Preventing interaction with high-risk contracts represents a proactive approach to security. The policy-based risk assessment system deploys policy smart contracts that autonomously evaluate the risk profile of other contracts on-chain. These policy contracts analyze target contract terms and logic, generate risk scores, and enforce access control when scores exceed predefined thresholds. The system can suggest policy updates to reduce risk and re-evaluate access permissions after improvements. This mechanism enables proactive threat mitigation by preventing interactions with potentially malicious contracts before they occur. The system's support for dynamic, AI-assisted decision-making enhances both user protection and regulatory compliance, though it faces challenges in accurately assessing risk for complex or novel contract structures.

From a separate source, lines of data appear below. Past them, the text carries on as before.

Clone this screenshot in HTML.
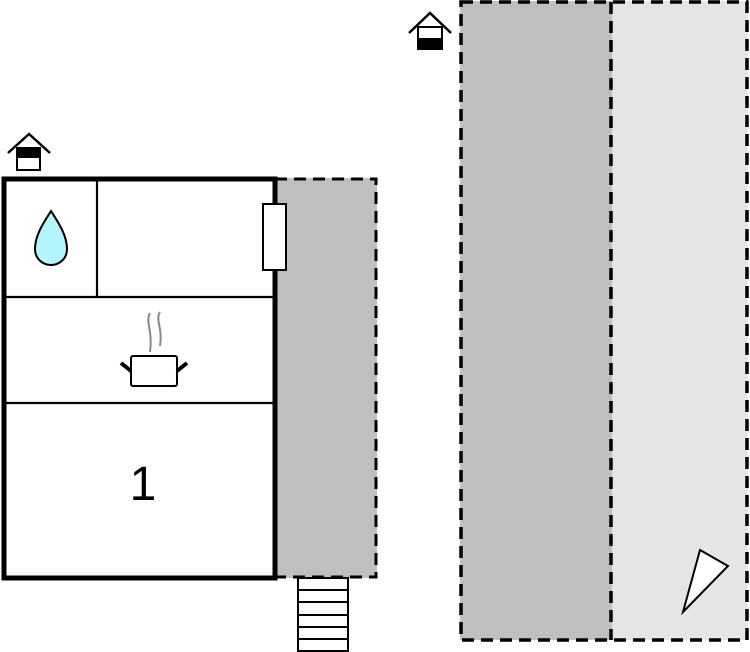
<!DOCTYPE html>
<html><head><style>body{margin:0;background:#fff}svg{display:block}</style></head><body>
<svg width="750" height="652" viewBox="0 0 750 652" xmlns="http://www.w3.org/2000/svg">
<rect x="460" y="1" width="152" height="639" fill="#bfbfbf"/>
<rect x="612" y="1" width="136" height="639" fill="#e5e5e5"/>
<g fill="none" stroke="#000" stroke-width="3.5" stroke-dasharray="12,7">
<rect x="461" y="2" width="286" height="638"/>
<line x1="611" y1="2" x2="611" y2="640"/>
</g>
<polygon points="700,550 728,566 683,612" fill="#fff" stroke="#000" stroke-width="2"/>
<rect x="275" y="178" width="102" height="400" fill="#bfbfbf"/>
<path d="M275 179 H376 V577 H275" fill="none" stroke="#000" stroke-width="3" stroke-dasharray="12,7"/>
<rect x="4" y="179" width="271" height="399" fill="#fff" stroke="#000" stroke-width="5"/>
<g stroke="#000" stroke-width="2.2">
<line x1="4" y1="297" x2="273" y2="297"/>
<line x1="4" y1="403" x2="273" y2="403"/>
<line x1="97" y1="179" x2="97" y2="297"/>
</g>
<rect x="263" y="204" width="23" height="66" fill="#fff" stroke="#000" stroke-width="2"/>
<path d="M51 211 C44 222 35 235 35 249 C35 259 43 265 51 265 C59 265 67 259 67 249 C67 235 58 222 51 211 Z" fill="#b3f5fb" stroke="#000" stroke-width="2"/>
<path d="M150 313 C145 322 153 330 150 352 M160 312 C155 320 163 328 160 346" fill="none" stroke="#888" stroke-width="2"/>
<rect x="131" y="356" width="46" height="30" rx="2" fill="#fff" stroke="#000" stroke-width="2"/>
<line x1="121" y1="363" x2="131" y2="371" stroke="#000" stroke-width="4"/>
<line x1="187" y1="363" x2="177" y2="371" stroke="#000" stroke-width="4"/>
<text x="143" y="500" font-family="Liberation Sans, sans-serif" font-size="48" text-anchor="middle">1</text>
<rect x="298" y="578" width="50" height="73" fill="#fff" stroke="#000" stroke-width="2"/>
<g stroke="#000" stroke-width="2">
<line x1="298" y1="590" x2="348" y2="590"/><line x1="298" y1="602" x2="348" y2="602"/>
<line x1="298" y1="615" x2="348" y2="615"/><line x1="298" y1="627" x2="348" y2="627"/>
<line x1="298" y1="639" x2="348" y2="639"/>
</g>
<g>
<polyline points="8,153 29,134 50,153" fill="none" stroke="#000" stroke-width="2.5"/>
<rect x="17" y="148" width="23" height="22" fill="#fff" stroke="#000" stroke-width="2"/>
<rect x="17" y="148" width="23" height="10" fill="#000"/>
</g>
<g>
<polyline points="409,33 430,13 451,33" fill="none" stroke="#000" stroke-width="2.5"/>
<rect x="418" y="27" width="24" height="22" fill="#fff" stroke="#000" stroke-width="2"/>
<rect x="418" y="38" width="24" height="11" fill="#000"/>
</g>
</svg>
</body></html>
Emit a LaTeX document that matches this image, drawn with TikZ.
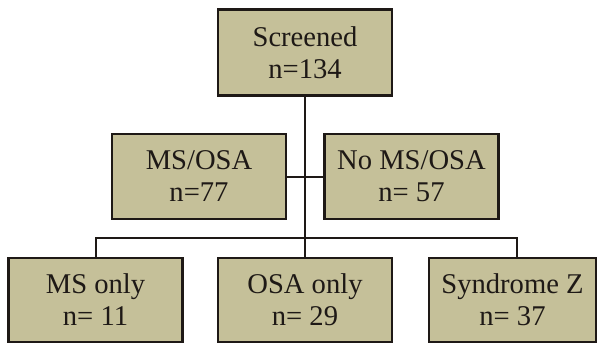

These real-time security and forensic systems represent significant advancements in protecting blockchain environments from malicious activities. They demonstrate the potential for combining proactive detection, automated response, and thorough forensic analysis to create comprehensive security frameworks. Future research directions include improving detection accuracy for novel attack patterns, reducing false positives in anomaly detection, and enhancing the explainability of AI-driven security decisions.